━━━━━ INFORMATION SHOWN

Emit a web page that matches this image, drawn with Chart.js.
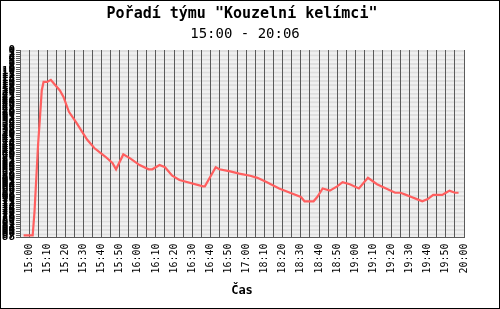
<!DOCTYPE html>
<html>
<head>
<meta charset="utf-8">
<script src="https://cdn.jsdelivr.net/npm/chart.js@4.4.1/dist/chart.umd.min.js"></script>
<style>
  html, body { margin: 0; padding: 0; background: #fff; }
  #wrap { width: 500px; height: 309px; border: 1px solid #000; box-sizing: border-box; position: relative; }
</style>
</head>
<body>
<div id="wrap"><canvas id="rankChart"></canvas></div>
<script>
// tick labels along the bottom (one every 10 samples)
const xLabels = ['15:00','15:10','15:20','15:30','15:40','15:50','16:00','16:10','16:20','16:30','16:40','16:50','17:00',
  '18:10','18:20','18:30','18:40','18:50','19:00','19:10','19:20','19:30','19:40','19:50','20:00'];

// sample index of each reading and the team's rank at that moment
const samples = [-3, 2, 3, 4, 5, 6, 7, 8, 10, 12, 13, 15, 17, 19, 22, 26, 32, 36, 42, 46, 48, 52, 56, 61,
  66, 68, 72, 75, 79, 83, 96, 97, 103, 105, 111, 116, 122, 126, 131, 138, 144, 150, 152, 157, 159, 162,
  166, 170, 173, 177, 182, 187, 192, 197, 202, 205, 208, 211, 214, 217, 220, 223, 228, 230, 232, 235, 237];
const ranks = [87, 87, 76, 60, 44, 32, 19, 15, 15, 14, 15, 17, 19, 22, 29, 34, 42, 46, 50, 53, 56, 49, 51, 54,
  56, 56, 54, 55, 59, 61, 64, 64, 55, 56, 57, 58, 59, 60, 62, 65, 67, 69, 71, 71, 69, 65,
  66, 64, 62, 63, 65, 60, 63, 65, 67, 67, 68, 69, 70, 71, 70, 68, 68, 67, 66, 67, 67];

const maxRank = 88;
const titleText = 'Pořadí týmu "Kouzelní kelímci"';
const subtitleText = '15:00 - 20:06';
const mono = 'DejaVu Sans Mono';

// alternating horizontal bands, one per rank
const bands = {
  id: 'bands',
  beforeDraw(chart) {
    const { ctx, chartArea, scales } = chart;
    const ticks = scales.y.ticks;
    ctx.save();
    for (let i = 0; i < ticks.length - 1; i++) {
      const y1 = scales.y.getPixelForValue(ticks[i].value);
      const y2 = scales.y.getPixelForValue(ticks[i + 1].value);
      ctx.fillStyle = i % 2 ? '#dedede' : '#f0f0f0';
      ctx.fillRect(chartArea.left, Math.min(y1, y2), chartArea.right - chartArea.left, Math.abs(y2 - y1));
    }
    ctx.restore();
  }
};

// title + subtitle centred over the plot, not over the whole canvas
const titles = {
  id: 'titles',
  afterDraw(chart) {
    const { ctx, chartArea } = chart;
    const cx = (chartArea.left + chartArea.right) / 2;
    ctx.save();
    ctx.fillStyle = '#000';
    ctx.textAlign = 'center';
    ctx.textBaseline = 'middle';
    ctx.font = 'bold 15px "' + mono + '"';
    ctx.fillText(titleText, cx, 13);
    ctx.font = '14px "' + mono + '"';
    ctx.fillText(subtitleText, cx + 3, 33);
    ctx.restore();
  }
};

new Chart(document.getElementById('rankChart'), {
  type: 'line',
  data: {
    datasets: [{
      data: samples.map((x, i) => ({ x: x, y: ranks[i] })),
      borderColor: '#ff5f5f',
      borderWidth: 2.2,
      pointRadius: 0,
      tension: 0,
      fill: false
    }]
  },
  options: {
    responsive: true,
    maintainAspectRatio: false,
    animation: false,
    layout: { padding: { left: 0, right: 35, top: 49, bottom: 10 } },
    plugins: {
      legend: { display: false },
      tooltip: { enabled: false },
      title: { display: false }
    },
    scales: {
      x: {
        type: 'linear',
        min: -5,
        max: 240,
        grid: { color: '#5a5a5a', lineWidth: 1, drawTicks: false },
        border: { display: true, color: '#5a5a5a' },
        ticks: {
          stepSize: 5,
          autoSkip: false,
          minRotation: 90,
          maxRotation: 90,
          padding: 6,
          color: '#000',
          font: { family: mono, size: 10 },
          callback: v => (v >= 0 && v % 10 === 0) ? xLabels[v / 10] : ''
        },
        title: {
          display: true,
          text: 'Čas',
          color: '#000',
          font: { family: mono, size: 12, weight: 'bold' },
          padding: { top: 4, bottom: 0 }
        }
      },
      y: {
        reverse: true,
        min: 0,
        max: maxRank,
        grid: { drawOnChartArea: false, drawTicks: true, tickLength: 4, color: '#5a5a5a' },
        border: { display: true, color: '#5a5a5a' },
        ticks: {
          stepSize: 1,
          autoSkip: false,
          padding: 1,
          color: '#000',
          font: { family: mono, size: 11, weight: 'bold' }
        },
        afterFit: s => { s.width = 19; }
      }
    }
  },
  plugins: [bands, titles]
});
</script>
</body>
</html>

━━━━━━━━━━

▸ GIVEN INSTRUCTION:
Leave out the pictures and transcribe everything else exactly.

▸ SOLUTION TO THIS TASK:
Emit a web page that matches this image, drawn with Chart.js.
<!DOCTYPE html>
<html>
<head>
<meta charset="utf-8">
<script src="https://cdn.jsdelivr.net/npm/chart.js@4.4.1/dist/chart.umd.min.js"></script>
<style>
  html, body { margin: 0; padding: 0; background: #fff; }
  #wrap { width: 500px; height: 309px; border: 1px solid #000; box-sizing: border-box; position: relative; }
</style>
</head>
<body>
<div id="wrap"><canvas id="rankChart"></canvas></div>
<script>
// tick labels along the bottom (one every 10 samples)
const xLabels = ['15:00','15:10','15:20','15:30','15:40','15:50','16:00','16:10','16:20','16:30','16:40','16:50','17:00',
  '18:10','18:20','18:30','18:40','18:50','19:00','19:10','19:20','19:30','19:40','19:50','20:00'];

// sample index of each reading and the team's rank at that moment
const samples = [-3, 2, 3, 4, 5, 6, 7, 8, 10, 12, 13, 15, 17, 19, 22, 26, 32, 36, 42, 46, 48, 52, 56, 61,
  66, 68, 72, 75, 79, 83, 96, 97, 103, 105, 111, 116, 122, 126, 131, 138, 144, 150, 152, 157, 159, 162,
  166, 170, 173, 177, 182, 187, 192, 197, 202, 205, 208, 211, 214, 217, 220, 223, 228, 230, 232, 235, 237];
const ranks = [87, 87, 76, 60, 44, 32, 19, 15, 15, 14, 15, 17, 19, 22, 29, 34, 42, 46, 50, 53, 56, 49, 51, 54,
  56, 56, 54, 55, 59, 61, 64, 64, 55, 56, 57, 58, 59, 60, 62, 65, 67, 69, 71, 71, 69, 65,
  66, 64, 62, 63, 65, 60, 63, 65, 67, 67, 68, 69, 70, 71, 70, 68, 68, 67, 66, 67, 67];

const maxRank = 88;
const titleText = 'Pořadí týmu "Kouzelní kelímci"';
const subtitleText = '15:00 - 20:06';
const mono = 'DejaVu Sans Mono';

// alternating horizontal bands, one per rank
const bands = {
  id: 'bands',
  beforeDraw(chart) {
    const { ctx, chartArea, scales } = chart;
    const ticks = scales.y.ticks;
    ctx.save();
    for (let i = 0; i < ticks.length - 1; i++) {
      const y1 = scales.y.getPixelForValue(ticks[i].value);
      const y2 = scales.y.getPixelForValue(ticks[i + 1].value);
      ctx.fillStyle = i % 2 ? '#dedede' : '#f0f0f0';
      ctx.fillRect(chartArea.left, Math.min(y1, y2), chartArea.right - chartArea.left, Math.abs(y2 - y1));
    }
    ctx.restore();
  }
};

// title + subtitle centred over the plot, not over the whole canvas
const titles = {
  id: 'titles',
  afterDraw(chart) {
    const { ctx, chartArea } = chart;
    const cx = (chartArea.left + chartArea.right) / 2;
    ctx.save();
    ctx.fillStyle = '#000';
    ctx.textAlign = 'center';
    ctx.textBaseline = 'middle';
    ctx.font = 'bold 15px "' + mono + '"';
    ctx.fillText(titleText, cx, 13);
    ctx.font = '14px "' + mono + '"';
    ctx.fillText(subtitleText, cx + 3, 33);
    ctx.restore();
  }
};

new Chart(document.getElementById('rankChart'), {
  type: 'line',
  data: {
    datasets: [{
      data: samples.map((x, i) => ({ x: x, y: ranks[i] })),
      borderColor: '#ff5f5f',
      borderWidth: 2.2,
      pointRadius: 0,
      tension: 0,
      fill: false
    }]
  },
  options: {
    responsive: true,
    maintainAspectRatio: false,
    animation: false,
    layout: { padding: { left: 0, right: 35, top: 49, bottom: 10 } },
    plugins: {
      legend: { display: false },
      tooltip: { enabled: false },
      title: { display: false }
    },
    scales: {
      x: {
        type: 'linear',
        min: -5,
        max: 240,
        grid: { color: '#5a5a5a', lineWidth: 1, drawTicks: false },
        border: { display: true, color: '#5a5a5a' },
        ticks: {
          stepSize: 5,
          autoSkip: false,
          minRotation: 90,
          maxRotation: 90,
          padding: 6,
          color: '#000',
          font: { family: mono, size: 10 },
          callback: v => (v >= 0 && v % 10 === 0) ? xLabels[v / 10] : ''
        },
        title: {
          display: true,
          text: 'Čas',
          color: '#000',
          font: { family: mono, size: 12, weight: 'bold' },
          padding: { top: 4, bottom: 0 }
        }
      },
      y: {
        reverse: true,
        min: 0,
        max: maxRank,
        grid: { drawOnChartArea: false, drawTicks: true, tickLength: 4, color: '#5a5a5a' },
        border: { display: true, color: '#5a5a5a' },
        ticks: {
          stepSize: 1,
          autoSkip: false,
          padding: 1,
          color: '#000',
          font: { family: mono, size: 11, weight: 'bold' }
        },
        afterFit: s => { s.width = 19; }
      }
    }
  },
  plugins: [bands, titles]
});
</script>
</body>
</html>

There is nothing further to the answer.